OP: One problem. I have no idea what its like to both A) get beat up or B) beat someone up.
Me:
... there are the memories that you forget because they don't mesh up with the way you see the world, with the way that you remember the world to be. A man who believes that his childhood was golden edits out the memories of shouting in the night and his mother's red eyes in the morning; a woman who believes that her fiance is perfect forgets the flashes she's seen of the monster lurking beneath the skin.
I'd forgotten the pain of taking a beating.

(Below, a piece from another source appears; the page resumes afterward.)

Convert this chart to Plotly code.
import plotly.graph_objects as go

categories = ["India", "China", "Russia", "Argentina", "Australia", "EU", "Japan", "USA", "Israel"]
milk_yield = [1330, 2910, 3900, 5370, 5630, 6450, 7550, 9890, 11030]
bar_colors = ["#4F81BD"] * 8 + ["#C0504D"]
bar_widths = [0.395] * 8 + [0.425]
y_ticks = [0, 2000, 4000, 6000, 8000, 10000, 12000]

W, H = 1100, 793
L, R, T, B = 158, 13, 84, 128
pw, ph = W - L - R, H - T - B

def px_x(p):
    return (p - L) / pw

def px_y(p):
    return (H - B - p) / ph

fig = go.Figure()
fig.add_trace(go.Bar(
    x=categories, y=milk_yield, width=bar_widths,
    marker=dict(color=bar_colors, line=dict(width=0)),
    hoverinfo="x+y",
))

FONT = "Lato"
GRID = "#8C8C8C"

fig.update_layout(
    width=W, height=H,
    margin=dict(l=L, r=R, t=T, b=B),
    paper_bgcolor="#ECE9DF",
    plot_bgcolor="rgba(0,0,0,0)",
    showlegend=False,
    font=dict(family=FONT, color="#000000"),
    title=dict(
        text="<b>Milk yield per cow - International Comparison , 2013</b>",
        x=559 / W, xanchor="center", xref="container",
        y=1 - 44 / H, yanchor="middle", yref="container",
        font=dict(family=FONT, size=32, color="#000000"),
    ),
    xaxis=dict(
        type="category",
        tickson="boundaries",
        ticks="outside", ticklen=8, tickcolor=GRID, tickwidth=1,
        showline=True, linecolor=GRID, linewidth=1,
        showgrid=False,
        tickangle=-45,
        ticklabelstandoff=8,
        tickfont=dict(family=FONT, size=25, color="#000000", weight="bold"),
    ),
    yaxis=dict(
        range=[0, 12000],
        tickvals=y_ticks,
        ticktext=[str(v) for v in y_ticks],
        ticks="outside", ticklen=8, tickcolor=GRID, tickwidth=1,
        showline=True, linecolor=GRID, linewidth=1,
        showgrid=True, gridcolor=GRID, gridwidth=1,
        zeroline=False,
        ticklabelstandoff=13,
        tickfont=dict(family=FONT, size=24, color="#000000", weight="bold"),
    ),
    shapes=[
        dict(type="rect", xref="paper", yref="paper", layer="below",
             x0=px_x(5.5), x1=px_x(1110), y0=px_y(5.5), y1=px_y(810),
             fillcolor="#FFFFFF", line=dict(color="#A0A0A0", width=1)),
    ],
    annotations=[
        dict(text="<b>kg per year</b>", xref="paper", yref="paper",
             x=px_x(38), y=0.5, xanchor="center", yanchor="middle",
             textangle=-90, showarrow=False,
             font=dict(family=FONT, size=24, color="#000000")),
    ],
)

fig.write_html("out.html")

The physical trauma is the smallest part of it. You move carefully afterwards and try not to jar yourself, of course -- oddly, bruises are worse than cuts -- and it is a foretaste of hell, but the physical damage fades quickly, especially when you're fourteen.
The looks of scorn afterwards as you limp through the corridors of the school and head towards home are nothing; you soon armour yourself against them. The other looks are harder to deflect, but you don't want their help and you don't want their question sand you most certainly don't want their pity.
All you want is invisibility, and that is the one thing that is denied you.
But even that is not the real pain; that begins before the first punch lands, and keeps going long after they leave you curled up in a ball on the locker room floor.
The real pain is spiritual; the real pain comes from knowing that there was nothing you could have done to stop it from happening then, and nothing you can do to stop it from happening again.